I have the following applications open during coding and debugging:

  • XEmacs -- Has nice features that Eclipse doesn't. Also doesn't force a file tree on you.
  • Visual Studio -- Nice debugger. Can write console programs to test embedded functions.
  • Parasoft C/C++ Test -- A Static Analyzer built on the Eclipse frame work. Can edit can compile using the target compiler; but can't access the JTAG debugger to the target device.
  • IAR EWARM -- IDE with capability to talk to a JTAGJet debugger to our target platform. Decent debugger, builds in the target processor's tongue, but lacks the analysis of the static platform.
  • Command Window -- For running Coverity Static Analysis scripts.
  • Cygwin Terminal -- Unix has nice features like find and grep.
  • UltraEdit -- used to edit batch files; can print syntax highlighted source code with line numbers to color printers!
  • PTC -- Code Management System for checking files in and out.

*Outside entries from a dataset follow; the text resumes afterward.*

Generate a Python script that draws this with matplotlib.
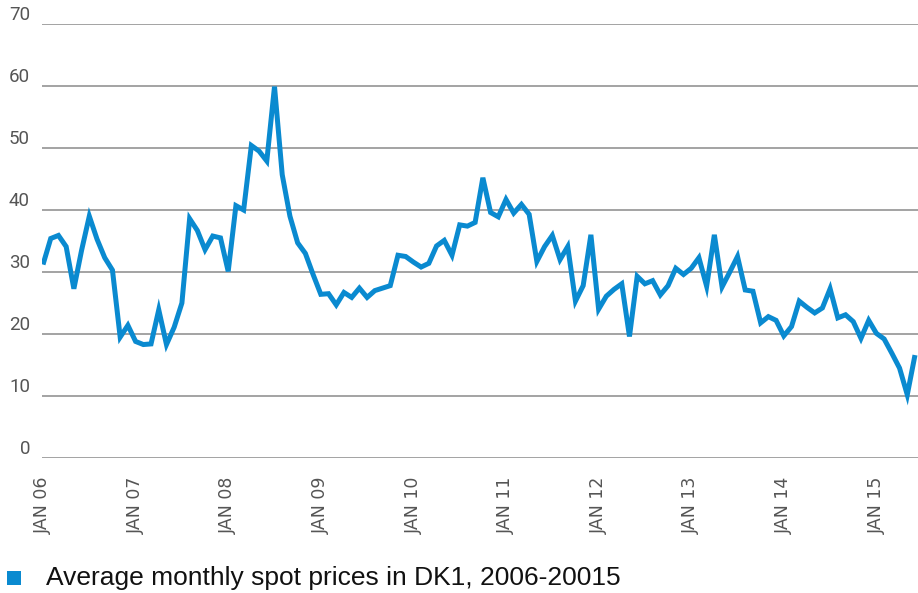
import matplotlib
matplotlib.use("Agg")
import matplotlib.pyplot as plt
from matplotlib.patches import Rectangle
import numpy as np

# Monthly average spot prices DK1, Jan 2006 - Jun 2015
prices_2006 = [31.2, 35.4, 35.9, 34.1, 27.3, 33.5, 39.0, 35.3, 32.3, 30.3, 19.5, 21.4]
prices_2007 = [18.8, 18.3, 18.4, 23.9, 18.3, 21.1, 25.0, 38.6, 36.7, 33.6, 35.8, 35.5]
prices_2008 = [30.1, 40.7, 40.0, 50.4, 49.5, 47.9, 59.9, 45.7, 39.0, 34.7, 33.0, 29.6]
prices_2009 = [26.4, 26.5, 24.7, 26.7, 25.9, 27.4, 25.9, 27.0, 27.4, 27.8, 32.7, 32.5]
prices_2010 = [31.6, 30.8, 31.4, 34.2, 35.1, 32.7, 37.6, 37.4, 38.0, 45.2, 39.6, 38.9]
prices_2011 = [41.7, 39.5, 40.9, 39.3, 31.7, 34.1, 35.9, 32.0, 34.1, 25.3, 27.8, 36.0]
prices_2012 = [24.0, 26.1, 27.2, 28.1, 19.6, 29.3, 28.1, 28.6, 26.3, 27.8, 30.6, 29.6]
prices_2013 = [30.6, 32.3, 27.7, 36.0, 27.6, 30.0, 32.5, 27.1, 26.9, 21.8, 22.8, 22.2]
prices_2014 = [19.7, 21.2, 25.3, 24.3, 23.4, 24.2, 27.3, 22.6, 23.1, 22.0, 19.3, 22.2]
prices_2015 = [20.1, 19.2, 16.9, 14.5, 10.2, 16.6]

prices = (prices_2006 + prices_2007 + prices_2008 + prices_2009 + prices_2010
          + prices_2011 + prices_2012 + prices_2013 + prices_2014 + prices_2015)

tick_labels = ["JAN 06", "JAN 07", "JAN 08", "JAN 09", "JAN 10",
               "JAN 11", "JAN 12", "JAN 13", "JAN 14", "JAN 15"]
y_ticks = [0, 10, 20, 30, 40, 50, 60, 70]
legend_label = "Average monthly spot prices in DK1, 2006-20015"

LINE_COLOR = "#0a8ad0"
GRID_COLOR = "#8a8a8a"
LABEL_COLOR = "#555555"

fig = plt.figure(figsize=(9.18, 5.93), dpi=100)
ax = fig.add_axes([42 / 918, 1 - 458 / 593, 1 - 42 / 918, (458 - 24) / 593])

months = np.arange(len(prices))
ax.plot(months, prices, color=LINE_COLOR, lw=3.6, solid_joinstyle="miter",
        solid_capstyle="butt", zorder=3)

ax.set_ylim(0, 70)
ax.set_xlim(-0.13, len(prices) - 1 + 0.39)

ax.set_yticks(y_ticks)
ax.set_yticklabels([str(v) for v in y_ticks])
ax.set_xticks(np.arange(len(tick_labels)) * 12)
ax.set_xticklabels(tick_labels, rotation=90)

for s in ax.spines.values():
    s.set_visible(False)
ax.grid(axis="y", color=GRID_COLOR, lw=1.1)
ax.grid(axis="x", visible=False)
ax.set_axisbelow(True)

ax.tick_params(axis="both", length=0)
ax.tick_params(axis="y", pad=8.6)
ax.tick_params(axis="x", pad=13.5)
for lab in ax.get_yticklabels():
    lab.set_family(["Roboto", "DejaVu Sans"])
    lab.set_fontsize(13.5)
    lab.set_color(LABEL_COLOR)
    lab.set_verticalalignment("bottom")
for lab in ax.get_xticklabels():
    lab.set_family(["DejaVu Sans"])
    lab.set_fontsize(12.5)
    lab.set_color(LABEL_COLOR)
    lab.set_verticalalignment("top")

# legend
fig.add_artist(Rectangle((7 / 918, 1 - 585 / 593), 14 / 918, 14 / 593,
                         transform=fig.transFigure, color=LINE_COLOR, lw=0))
fig.text(46 / 918, 1 - 578 / 593, legend_label, family=["Liberation Sans", "DejaVu Sans"],
         fontsize=19, color="#111111", va="center", ha="left")

fig.savefig("out.png", dpi=100)
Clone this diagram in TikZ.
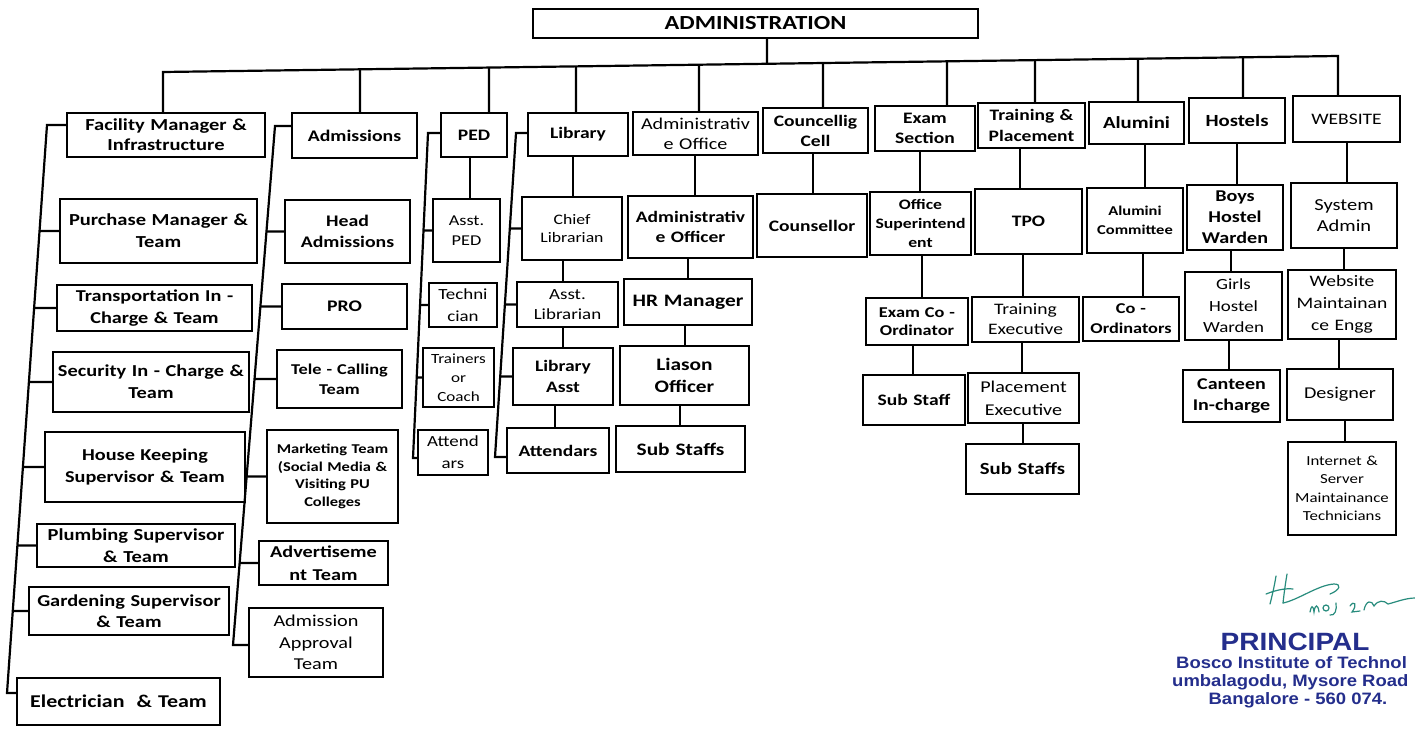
\documentclass[tikz,border=0pt]{standalone}
\usepackage{fontspec}
\setmainfont{Carlito}[FakeStretch=1.22]
\newfontfamily\stampfont{Liberation Sans}[FakeStretch=1.12]
\usetikzlibrary{calc}
\definecolor{stampblue}{RGB}{36,46,140}
\definecolor{sigteal}{RGB}{40,140,125}
\tikzset{
  box/.style={draw, line width=2.7pt, inner xsep=2pt, inner ysep=0pt, outer sep=0pt, align=center},
  B/.style 2 args={font=\fontsize{#1}{#2}\selectfont\bfseries},
  R/.style 2 args={font=\fontsize{#1}{#2}\selectfont},
  conn/.style={line width=2.2pt},
  stamp/.style={text=stampblue, inner sep=0pt}
}
\newcommand\bx[7][]{%
  \pgfmathsetmacro\bxw{#5-#3-4}%
  \pgfmathsetmacro\bxh{#6-#4}%
  \pgfmathsetmacro\bxx{(#3+#5)/2}%
  \pgfmathsetmacro\bxy{(#4+#6)/2}%
  \node[box,#1,text width=\bxw pt,minimum height=\bxh pt] (#2) at (\bxx,\bxy) {#7};}
\newcommand\stem[2]{\draw[conn] (intersection of busL--busR and #2,0--#2,100) -- (#1.north -| #2,0);}
\newcommand\vc[3]{\draw[conn] (#1.south -| #3,0) -- (#2.north -| #3,0);}
\newcommand\br[3]{\draw[conn] (intersection of #1--#2 and #3.west--#3.east) -- (#3.west);}
\begin{document}
\begin{tikzpicture}[x=1pt,y=-1pt]
\useasboundingbox (0,0) rectangle (1415,731);
\fill[white] (0,0) rectangle (1415,731);

% top
\bx[B={20}{24}]{admin}{533}{9}{978}{38}{ADMINISTRATION}
\bx[B={16.8}{20}]{fac}{67}{113}{265}{157}{Facility Manager \&\\Infrastructure}
\bx[B={16.2}{20}]{adm}{292}{113}{417}{158}{Admissions}
\bx[B={16}{20}]{ped}{441}{113}{507}{157}{PED}
\bx[B={16}{20}]{lib}{528}{113}{628}{156}{Library}
\bx[R={16.5}{20}]{aoff}{633}{112}{758}{155}{Administrativ\\e Office}
\bx[B={16}{20}]{coun}{763}{108}{868}{153}{Councellig\\Cell}
\bx[B={16}{20.7}]{exam}{875}{106}{975}{151}{Exam\\Section}
\bx[B={16}{20.7}]{tp}{978}{103}{1085}{148}{Training \&\\Placement}
\bx[B={17}{20}]{alu}{1089}{102}{1184}{144}{Alumini}
\bx[B={17}{20}]{hos}{1189}{98}{1285}{143}{Hostels}
\bx[R={16}{20}]{web}{1293}{96}{1400}{142}{WEBSITE}

% column 1
\bx[B={16.8}{21.7}]{pur}{60}{199}{257}{263}{Purchase Manager \&\\Team}
\bx[B={16.6}{21.7}]{tra}{57}{285}{252}{331}{Transportation In -\\Charge \& Team}
\bx[B={16.7}{22}]{sec}{53}{352}{249}{412}{Security In - Charge \&\\Team}
\bx[B={16.6}{21.7}]{hk}{45}{432}{245}{502}{House Keeping\\Supervisor \& Team}
\bx[B={16.8}{21.7}]{plu}{37}{524}{235}{567}{Plumbing Supervisor\\\& Team}
\bx[B={16.7}{20.7}]{gar}{29}{587}{229}{635}{Gardening Supervisor\\\& Team}
\bx[B={18}{20}]{ele}{17}{678}{220}{725}{Electrician\ \ \& Team}

% column 2
\bx[B={16.2}{21}]{had}{285}{200}{410}{263}{Head\\Admissions}
\bx[B={16.2}{20}]{pro}{282}{284}{407}{329}{PRO}
\bx[B={15}{20}]{tel}{277}{350}{402}{408}{Tele - Calling\\Team}
\bx[B={13.5}{17.6}]{mkt}{267}{430}{398}{523}{Marketing Team\\(Social Media \&\\Visiting PU\\Colleges}
\bx[B={16.6}{23}]{adv}{259}{541}{388}{585}{Advertiseme\\nt Team}
\bx[R={16.6}{21.7}]{apr}{249}{608}{383}{677}{Admission\\Approval\\Team}

% column 3
\bx[R={15}{20}]{aped}{433}{199}{500}{262}{Asst.\\PED}
\bx[R={15.5}{21.7}]{tec}{429}{283}{497}{327}{Techni\\cian}
\bx[R={14}{19}]{trn}{423}{348}{494}{407}{Trainers\\or\\Coach}
\bx[R={15.5}{21.7}]{att1}{418}{430}{488}{475}{Attend\\ars}

% column 4
\bx[R={14.5}{18.3}]{chl}{522}{197}{622}{260}{Chief\\Librarian}
\bx[R={15.5}{20}]{alib}{517}{282}{618}{327}{Asst.\\Librarian}
\bx[B={16}{20.7}]{lasst}{513}{348}{613}{405}{Library\\Asst}
\bx[B={16}{20}]{att2}{507}{428}{609}{473}{Attendars}

% column 5, 6
\bx[B={16}{20}]{aof}{628}{196}{753}{258}{Administrativ\\e Officer}
\bx[B={17.5}{20}]{hr}{624}{279}{752}{325}{HR Manager}
\bx[B={17.5}{22.7}]{lia}{620}{346}{749}{405}{Liason\\Officer}
\bx[B={17.5}{20}]{ss1}{616}{426}{745}{472}{Sub Staffs}
\bx[B={16}{20}]{csl}{757}{194}{867}{257}{Counsellor}

% column 7
\bx[B={14.5}{19.2}]{osup}{870}{192}{971}{255}{Office\\Superintend\\ent}
\bx[B={15}{18}]{eco}{866}{298}{968}{345}{Exam Co -\\Ordinator}
\bx[B={16}{20}]{ss2}{863}{375}{965}{425}{Sub Staff}

% column 8
\bx[B={16}{20}]{tpo}{975}{189}{1082}{254}{TPO}
\bx[R={16}{20}]{tex}{972}{297}{1079}{342}{Training\\Executive}
\bx[R={16.5}{22.7}]{pex}{968}{373}{1079}{423}{Placement\\Executive}
\bx[B={17}{20}]{ss3}{966}{444}{1079}{494}{Sub Staffs}

% column 9
\bx[B={13.5}{19}]{acom}{1087}{188}{1183}{253}{Alumini\\Committee}
\bx[B={15}{20}]{cord}{1083}{297}{1179}{341}{Co -\\Ordinators}

% column 10
\bx[B={16.5}{21}]{bhw}{1187}{185}{1283}{250}{Boys\\Hostel\\Warden}
\bx[R={15.5}{21.5}]{ghw}{1185}{272}{1282}{340}{Girls\\Hostel\\Warden}
\bx[B={16.4}{21.7}]{can}{1183}{370}{1280}{422}{Canteen\\In-charge}

% column 11
\bx[R={16.8}{20.7}]{sys}{1291}{183}{1397}{248}{System\\Admin}
\bx[R={16}{21.7}]{wme}{1288}{270}{1396}{339}{Website\\Maintainan\\ce Engg}
\bx[R={16.5}{20}]{des}{1287}{369}{1393}{420}{Designer}
\bx[R={13.8}{18.5}]{inet}{1288}{442}{1396}{535}{Internet \&\\Server\\Maintainance\\Technicians}

% bus
\coordinate (busL) at (163,72);
\coordinate (busR) at (1338,56);
\draw[conn] (admin.south -| 767,0) -- (intersection of busL--busR and 767,0--767,100);
\draw[conn] (fac.north -| busL) -- (busL) -- (busR) -- (web.north -| busR);
\stem{adm}{360}\stem{ped}{489}\stem{lib}{576}\stem{aoff}{699}\stem{coun}{823}
\stem{exam}{947}\stem{tp}{1035}\stem{alu}{1138}\stem{hos}{1243}

% trunks
\coordinate (t1a) at (47,125);  \coordinate (t1b) at (7,693);
\draw[conn] (fac.west |- t1a) -- (t1a) -- (t1b) -- (ele.west |- t1b);
\br{t1a}{t1b}{pur}\br{t1a}{t1b}{tra}\br{t1a}{t1b}{sec}\br{t1a}{t1b}{hk}\br{t1a}{t1b}{plu}\br{t1a}{t1b}{gar}

\coordinate (t2a) at (275,126); \coordinate (t2b) at (233,645);
\draw[conn] (adm.west |- t2a) -- (t2a) -- (t2b) -- (apr.west |- t2b);
\br{t2a}{t2b}{had}\br{t2a}{t2b}{pro}\br{t2a}{t2b}{tel}\br{t2a}{t2b}{mkt}\br{t2a}{t2b}{adv}

\coordinate (t3a) at (428,133); \coordinate (t3b) at (413,458);
\draw[conn] (ped.west |- t3a) -- (t3a) -- (t3b) -- (att1.west |- t3b);
\br{t3a}{t3b}{aped}\br{t3a}{t3b}{tec}\br{t3a}{t3b}{trn}

\coordinate (t4a) at (516,133); \coordinate (t4b) at (495,457);
\draw[conn] (lib.west |- t4a) -- (t4a) -- (t4b) -- (att2.west |- t4b);
\br{t4a}{t4b}{chl}\br{t4a}{t4b}{alib}\br{t4a}{t4b}{lasst}

% vertical chains
\vc{ped}{aped}{470}
\vc{lib}{chl}{573}\vc{chl}{alib}{563}\vc{alib}{lasst}{563}\vc{lasst}{att2}{555}
\vc{aoff}{aof}{695}\vc{aof}{hr}{688}\vc{hr}{lia}{685}\vc{lia}{ss1}{680}
\vc{coun}{csl}{813}
\vc{exam}{osup}{920}\vc{osup}{eco}{922}\vc{eco}{ss2}{913}
\vc{tp}{tpo}{1020}\vc{tpo}{tex}{1023}\vc{tex}{pex}{1022}\vc{pex}{ss3}{1023}
\vc{alu}{acom}{1145}\vc{acom}{cord}{1143}
\vc{hos}{bhw}{1237}\vc{bhw}{ghw}{1231}\vc{ghw}{can}{1229}
\vc{web}{sys}{1347}\vc{sys}{wme}{1344}\vc{wme}{des}{1339}\vc{des}{inet}{1345}

% signature
\begin{scope}[draw=sigteal, line width=1.2pt, line cap=round]
\draw (1276,576) .. controls (1274,588) and (1272,596) .. (1270,604);
\draw (1287,574) .. controls (1285,586) and (1284,594) .. (1283,603);
\draw (1266,594) .. controls (1276,590) and (1286,588) .. (1293,589);
\draw (1283,603) .. controls (1298,600) and (1318,585) .. (1334,584) .. controls (1342,584) and (1340,590) .. (1330,594);
\draw (1310,612) .. controls (1311,606) and (1313,604) .. (1314,612) .. controls (1315,604) and (1318,604) .. (1319,612);
\draw (1326,608) circle (3);
\draw (1336,603) .. controls (1337,610) and (1335,616) .. (1330,615);
\draw (1350,606) .. controls (1354,600) and (1358,604) .. (1352,612) -- (1360,611);
\draw (1364,610) .. controls (1366,600) and (1372,600) .. (1374,606) .. controls (1378,600) and (1384,600) .. (1388,604) .. controls (1396,602) and (1406,598) .. (1415,598);
\end{scope}

% stamp
\node[stamp, font=\stampfont\bfseries\fontsize{25}{25}\selectfont, anchor=base] (prin) at (1295,650) {PRINCIPAL};
\node[stamp, font=\stampfont\bfseries\fontsize{16.5}{16.5}\selectfont, anchor=base west] (inst) at (1176,668) {Bosco Institute of Technol};
\node[stamp, font=\stampfont\bfseries\fontsize{16.5}{16.5}\selectfont, anchor=base west] (road) at (1172,686) {umbalagodu, Mysore Road};
\node[stamp, font=\stampfont\bfseries\fontsize{16.5}{16.5}\selectfont, anchor=base] (city) at (1298,704) {Bangalore - 560 074.};
\end{tikzpicture}
\end{document}
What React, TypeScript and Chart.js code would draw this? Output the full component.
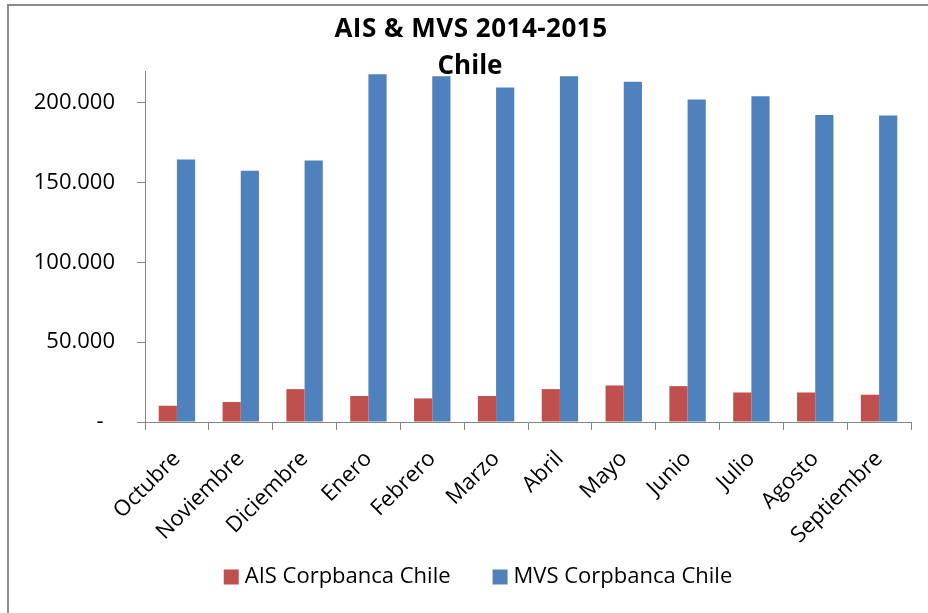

I can't find the "one true GUI", so I have multiple applications open. I find Eclipse very nice for Java and a pain for C or C++.

I also grew up programming before the IDEs were invented. So, one would edit the file, close the editor, then build using a command line system (like make).

A lot of GUIs I have looked at are trying to sell a company's tool chain set. You either by all of the tools to get their good GUI or nothing.

In summary, I develop code by bouncing around in applications. There is no complete IDE that contains all the functionality for programming an embedded system and has features that I like and few of the ones I dislike.